Szkolimy dziewczynki nie tylko po to, aby były najlepszymi piłkarkami, ale także, by potrafiły funkcjonować poza boiskiem, w grupie, wśród rówieśniczek. Celem nadrzędnym jest dla nas wyszkolenie przyszłej Reprezentantki Polski do 2025r. Pamiętajmy, że szkolenie dzieci jest długotrwałym procesem, dlatego każdego dnia dajemy im narzędzia do tego, by z każdym treningiem podnosiły swoje umiejętności. Chcemy rozwijać Akademię nie tylko w samym Lubinie. Ale niech to będzie jeszcze tajemnicą, więc szczegóły nowych projektów ujawnimy niebawem.
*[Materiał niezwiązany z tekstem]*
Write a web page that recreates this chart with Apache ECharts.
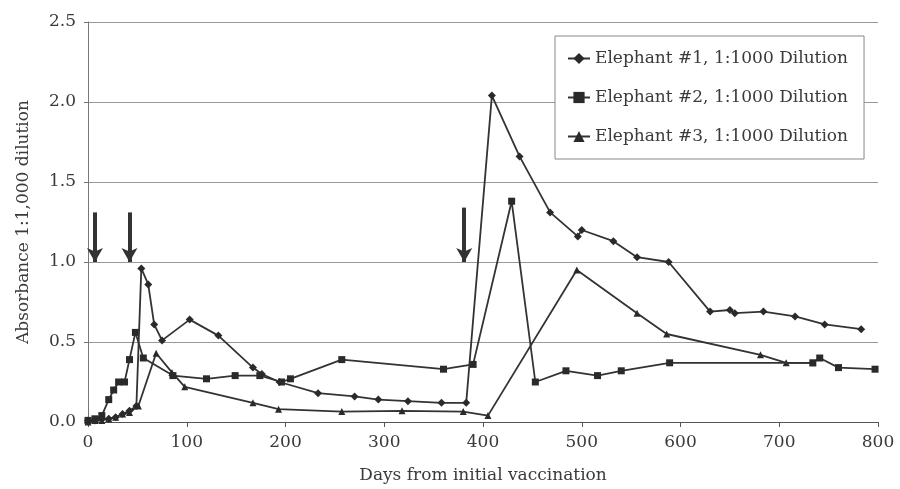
<!DOCTYPE html>
<html>
<head>
<meta charset="utf-8">
<script src="https://cdn.jsdelivr.net/npm/echarts@6/dist/echarts.min.js"></script>
<style>
html,body{margin:0;padding:0;background:#fff;}
#chart{width:900px;height:489px;}
</style>
</head>
<body>
<div id="chart"></div>
<script>
// Data: [day, absorbance]
var seriesNames = [
  'Elephant #1, 1:1000 Dilution',
  'Elephant #2, 1:1000 Dilution',
  'Elephant #3, 1:1000 Dilution'
];
var elephant1 = [[0,0.01],[7,0.01],[14,0.02],[21,0.02],[28,0.03],[35,0.05],[42,0.07],[49,0.10],[54,0.96],[61,0.86],[67,0.61],[75,0.51],[103,0.64],[132,0.54],[167,0.34],[176,0.30],[194,0.25],[233,0.18],[270,0.16],[294,0.14],[324,0.13],[358,0.12],[383,0.12],[409,2.04],[437,1.66],[468,1.31],[496,1.16],[500,1.20],[532,1.13],[556,1.03],[588,1.00],[630,0.69],[650,0.70],[655,0.68],[684,0.69],[716,0.66],[746,0.61],[783,0.58]];
var elephant2 = [[0,0.01],[7,0.02],[14,0.04],[21,0.14],[26,0.20],[31,0.25],[37,0.25],[42,0.39],[48,0.56],[56,0.40],[86,0.29],[120,0.27],[149,0.29],[174,0.29],[196,0.25],[205,0.27],[257,0.39],[360,0.33],[390,0.36],[429,1.38],[453,0.25],[484,0.32],[516,0.29],[540,0.32],[589,0.37],[734,0.37],[741,0.40],[760,0.34],[797,0.33]];
var elephant3 = [[0,0.00],[7,0.01],[14,0.01],[21,0.02],[28,0.03],[35,0.05],[42,0.06],[51,0.10],[69,0.43],[85,0.31],[98,0.22],[167,0.12],[193,0.08],[257,0.065],[318,0.07],[380,0.065],[405,0.04],[495,0.95],[556,0.68],[586,0.55],[681,0.42],[707,0.37],[734,0.37]];
// vaccination arrows: day, top value, tip value
var arrowDays = [7, 42, 381];
var arrowTop = [1.31, 1.31, 1.34];
var arrowTip = 1.0;

var xTicks = [0,100,200,300,400,500,600,700,800];
var yTicks = ['0.0','0.5','1.0','1.5','2.0','2.5'];

var FONT = 'DejaVu Serif';
var TXT = '#3a3a3a';
var symbols = ['diamond','rect','triangle'];
var symbolSizes = [8,7,7];
var datasets = [elephant1, elephant2, elephant3];

var arrowData = arrowDays.map(function(d,i){
  return [{coord:[d, arrowTop[i]]},{coord:[d, arrowTip]}];
});

var series = datasets.map(function(data,i){
  var s = {
    name: seriesNames[i],
    type: 'line',
    data: data,
    symbol: symbols[i],
    symbolSize: symbolSizes[i],
    showSymbol: true,
    itemStyle: {color:'#2a2a2a'},
    lineStyle: {color:'#333', width:1.8},
    z: 3 - i
  };
  if (i === 0) {
    s.markLine = {
      silent: true,
      symbol: ['none','arrow'],
      symbolSize: [12, 14],
      label: {show:false},
      lineStyle: {color:'#333', width:4, type:'solid'},
      emphasis: {disabled:true},
      data: arrowData
    };
  }
  return s;
});

var chart = echarts.init(document.getElementById('chart'), null, {renderer:'canvas'});
chart.setOption({
  animation: false,
  backgroundColor: '#fff',
  textStyle: {fontFamily: FONT},
  grid: {left:88, right:22, top:22, bottom:65.5},
  legend: {
    data: seriesNames,
    orient: 'vertical',
    left: 555,
    top: 36,
    padding: [14, 16, 14, 12],
    itemGap: 22,
    itemWidth: 22,
    itemHeight: 14,
    borderColor: '#888',
    borderWidth: 1,
    backgroundColor: '#fff',
    textStyle: {fontFamily: FONT, fontSize: 17, color: TXT}
  },
  xAxis: {
    type: 'value',
    min: 0, max: 800, interval: 100,
    axisLine: {show:true, lineStyle:{color:'#555', width:1}},
    axisTick: {show:true, length:5, lineStyle:{color:'#555'}},
    splitLine: {show:false},
    axisLabel: {fontFamily:FONT, fontSize:17, color:TXT, margin:12,
      formatter: function(v){ var k = xTicks.indexOf(v); return k>=0 ? String(xTicks[k]) : ''; }},
    name: 'Days from initial vaccination',
    nameLocation: 'middle',
    nameGap: 45,
    nameTextStyle: {fontFamily:FONT, fontSize:17, color:TXT}
  },
  yAxis: {
    type: 'value',
    min: 0, max: 2.5, interval: 0.5,
    axisLine: {show:true, lineStyle:{color:'#777', width:1}},
    axisTick: {show:true, length:4, lineStyle:{color:'#777'}},
    splitLine: {show:true, lineStyle:{color:'#999', width:1}},
    axisLabel: {fontFamily:FONT, fontSize:17, color:TXT, margin:12,
      formatter: function(v){ return yTicks[Math.round(v/0.5)]; }},
    name: 'Absorbance 1:1,000 dilution',
    nameLocation: 'middle',
    nameGap: 56,
    nameTextStyle: {fontFamily:FONT, fontSize:17, color:TXT}
  },
  series: series
});
</script>
</body>
</html>
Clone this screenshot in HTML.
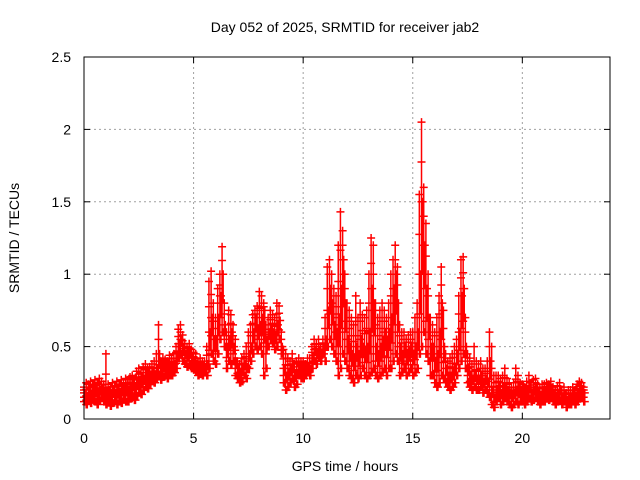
<!DOCTYPE html>
<html><head><meta charset="utf-8"><style>
html,body{margin:0;padding:0;background:#fff}
svg{display:block;font-family:"Liberation Sans",sans-serif}
</style></head><body>
<svg id="chart" width="640" height="480" viewBox="0 0 640 480">
<text x="345" y="32" font-size="14" text-anchor="middle">Day 052 of 2025, SRMTID for receiver jab2</text>
<text x="345" y="471" font-size="14" text-anchor="middle">GPS time / hours</text>
<text transform="translate(19,238) rotate(-90)" font-size="14" text-anchor="middle">SRMTID / TECUs</text>
<g id="grid"></g><g id="marks"></g><g id="axes"></g>
</svg>
<script>
const xTicks=[0,5,10,15,20];
const yTicks=[0,0.5,1,1.5,2,2.5];
const yTickLabels=["0","0.5","1","1.5","2","2.5"];
const lo=[.12,.10,.13,.11,.14,.12,.10,.13,.15,.12,
.1,.12,.09,.11,.13,.1,.12,.11,.14,.12,
.12,.14,.15,.13,.16,.18,.17,.2,.22,.21,
.24,.26,.25,.28,.3,.27,.29,.3,.28,.3,
.3,.32,.35,.42,.45,.4,.38,.36,.38,.35,
.34,.33,.3,.31,.3,.32,.3,.35,.45,.4,
.38,.45,.55,.6,.5,.35,.4,.38,.4,.3,
.28,.25,.26,.3,.28,.35,.4,.45,.5,.48,
.5,.45,.3,.35,.5,.55,.52,.48,.5,.55,
.45,.25,.2,.22,.25,.28,.22,.24,.3,.28,
.28,.3,.32,.3,.35,.4,.38,.42,.4,.45,
.4,.5,.55,.5,.45,.4,.3,.35,.45,.4,
.35,.3,.28,.25,.3,.28,.3,.35,.3,.28,
.3,.32,.35,.3,.28,.3,.32,.35,.3,.35,
.35,.4,.45,.4,.3,.32,.35,.3,.32,.35,
.3,.32,.35,.45,.5,.6,.45,.4,.3,.3,
.25,.22,.25,.3,.28,.25,.22,.2,.22,.25,
.3,.35,.4,.45,.35,.25,.22,.2,.22,.2,
.2,.22,.18,.2,.18,.15,.1,.08,.12,.15,
.1,.12,.15,.12,.1,.08,.1,.12,.1,.12,
.12,.1,.12,.14,.12,.13,.15,.12,.1,.12,
.12,.14,.13,.15,.12,.1,.12,.13,.1,.12,
.08,.1,.1,.12,.1,.12,.14,.15,.12];
const mid=[.18,.16,.2,.17,.22,.19,.18,.2,.21,.18,
.17,.2,.16,.19,.18,.2,.17,.21,.2,.22,
.2,.22,.24,.21,.25,.27,.26,.28,.3,.29,
.3,.32,.31,.35,.45,.33,.36,.35,.34,.36,
.36,.38,.42,.52,.55,.5,.45,.44,.46,.42,
.4,.38,.35,.36,.34,.36,.38,.6,.7,.55,
.55,.7,.85,1.0,.65,.5,.55,.6,.5,.4,
.35,.32,.35,.38,.36,.45,.5,.6,.7,.62,
.65,.7,.75,.55,.6,.62,.6,.58,.65,.68,
.5,.35,.3,.32,.35,.38,.3,.32,.36,.34,
.34,.35,.36,.35,.42,.48,.45,.48,.46,.5,
.55,.75,.9,.8,.65,.6,.7,.9,1.1,.8,
.55,.5,.45,.42,.5,.45,.55,.5,.48,.5,
.6,.9,.8,.5,.45,.5,.55,.6,.55,.6,
.7,.9,1.0,.8,.5,.45,.5,.45,.48,.5,
.45,.5,.6,1.0,1.5,1.2,.9,.7,.5,.5,
.4,.45,.6,.8,.5,.35,.3,.3,.32,.35,
.45,.6,.85,.9,.5,.35,.3,.28,.3,.28,
.28,.3,.25,.28,.26,.4,.2,.15,.2,.22,
.18,.2,.22,.2,.18,.16,.18,.2,.22,.2,
.18,.16,.2,.22,.18,.2,.22,.18,.16,.18,
.18,.2,.19,.2,.17,.16,.18,.2,.15,.17,
.13,.15,.15,.17,.16,.18,.2,.2,.18];
const hi=[.22,.25,.24,.26,.23,.27,.25,.28,.26,.24,
.45,.24,.22,.25,.23,.26,.24,.27,.25,.28,
.27,.29,.3,.28,.33,.35,.32,.36,.38,.35,
.36,.38,.4,.45,.65,.4,.42,.41,.4,.44,
.42,.45,.5,.62,.65,.58,.52,.5,.52,.48,
.46,.45,.4,.42,.4,.4,.5,.95,1.02,.8,
.7,.9,1.0,1.19,.8,.6,.75,.72,.65,.55,
.4,.38,.42,.45,.5,.6,.65,.72,.75,.78,
.88,.85,.8,.65,.7,.75,.72,.7,.8,.78,
.6,.48,.45,.42,.4,.45,.38,.4,.42,.4,
.4,.38,.42,.42,.5,.55,.52,.55,.5,.55,
.7,1.05,1.1,1.0,.9,.85,1.2,1.43,1.3,1.0,
.8,.75,.7,.65,.85,.7,.8,.72,.7,.75,
1.0,1.25,1.2,.8,.7,.75,.8,.75,.7,.8,
1.0,1.1,1.2,1.05,.65,.6,.6,.55,.58,.6,
.6,.7,.8,1.55,2.05,1.6,1.35,1.0,.7,.65,
.6,.7,.85,1.05,.75,.45,.4,.42,.45,.5,
.55,.85,1.1,1.12,.7,.45,.42,.38,.5,.4,
.38,.4,.35,.35,.4,.6,.5,.3,.3,.3,
.28,.3,.35,.28,.25,.22,.25,.35,.3,.25,
.24,.22,.26,.3,.25,.27,.28,.24,.22,.24,
.24,.25,.24,.26,.22,.2,.23,.25,.2,.22,
.18,.2,.2,.22,.2,.24,.26,.25,.22];
const hourStep=0.1;
const L=84,R=610,T=57,B=419;
const xs=h=>L+(R-L)*h/24;
const ys=v=>B-(B-T)*v/2.5;
const NS="http://www.w3.org/2000/svg";
function mk(tag,attrs,parent){const e=document.createElementNS(NS,tag);for(const k in attrs)e.setAttribute(k,attrs[k]);parent.appendChild(e);return e;}
const grid=document.getElementById('grid'),marks=document.getElementById('marks'),axes=document.getElementById('axes');
xTicks.forEach(t=>{const x=xs(t);
if(t>0){const g=mk('line',{x1:x,x2:x,y1:T,y2:B,stroke:'#a0a0a0','stroke-dasharray':'2,3'},grid);

}
const tx=mk('text',{x:x,y:443,'font-size':14,'text-anchor':'middle'},axes);tx.textContent=t;


mk('line',{x1:x,x2:x,y1:B,y2:B-6,stroke:'#000'},axes);mk('line',{x1:x,x2:x,y1:T,y2:T+6,stroke:'#000'},axes);});
yTicks.forEach((t,i)=>{const y=ys(t);
if(t>0&&t<2.5){const g=mk('line',{x1:L,x2:R,y1:y,y2:y,stroke:'#a0a0a0','stroke-dasharray':'2,3'},grid);

}
const tx=mk('text',{x:71,y:y+5,'font-size':14,'text-anchor':'end'},axes);tx.textContent=yTickLabels[i];


mk('line',{x1:L,x2:L+6,y1:y,y2:y,stroke:'#000'},axes);mk('line',{x1:R,x2:R-6,y1:y,y2:y,stroke:'#000'},axes);});
const frame=mk('rect',{x:L,y:T,width:R-L,height:B-T,fill:'none',stroke:'#000'},axes);


let d='';
function cross(x,y){d+=`M${x-4} ${y}h8M${x} ${y-4}v8`;}
lo.forEach((v,i)=>{const x=xs(i*hourStep);const a=ys(v),m=ys(mid[i]),b=ys(hi[i]);
d+=`M${x} ${a}V${b}`;
const x2=xs(i*hourStep+hourStep/2);
d+=`M${x2} ${ys((v+mid[i])/2)}V${m}`;
cross(x,a);cross(x,m);cross(x,b);cross(x2,m);cross(x2,a);cross(x,(a+m)/2);cross(x,(m+b)/2);});
const p=mk('path',{d:d,stroke:'#ff0000','stroke-width':1.5,fill:'none'},marks);


</script>
</body></html>
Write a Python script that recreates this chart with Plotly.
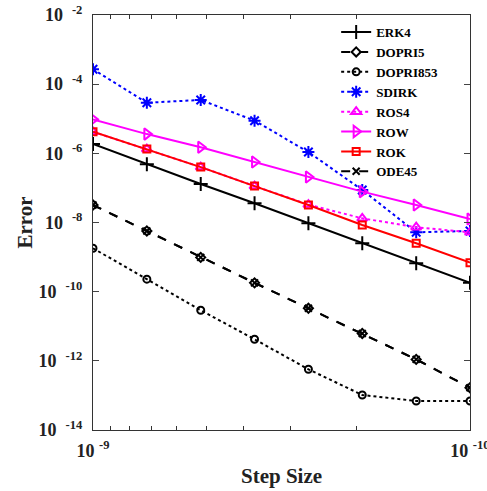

Obecnie zawodniczki Akademii regularnie są powoływane do wojewódzkiej kadry selekcyjnej Dolnośląskiego ZPN, co pokazuje, że zmierzamy w dobrym kierunku.

5. Czy Polska piłka kobieca ma szanse dogonić zachód?

Jeśli stale będziemy się rozwijać, profesjonalnie podchodzić do kobiecego futbolu to wierzę, że za kilka bądź kilkanaście lat będziemy rywalizować jak równy z równym z zagranicznymi zespołami.

6. Jakie są Twoje plany i marzenia na przyszłość? Gdzie będzie Wiktoria za 10 lat ?

Moje plany z całą pewnością będą związane z osobistym rozwojem i z piłką nożną. Nie wybiegam daleko w przyszłość – skupiam się na tym, co jest tu i teraz.

7. Kilka porad dla młodych piłkarek ?

Przede wszystkim cieszcie się z możliwości uprawiania tak pięknego sportu jakim jest piłka nożna i spełniajcie swoją sportową pasję. Przez ciężką pracę oraz zaangażowanie na treningach będziecie stawać się coraz lepszymi piłkarkami. Małymi krokami dążcie do wyznaczonego celu mimo wielu niepowodzeń.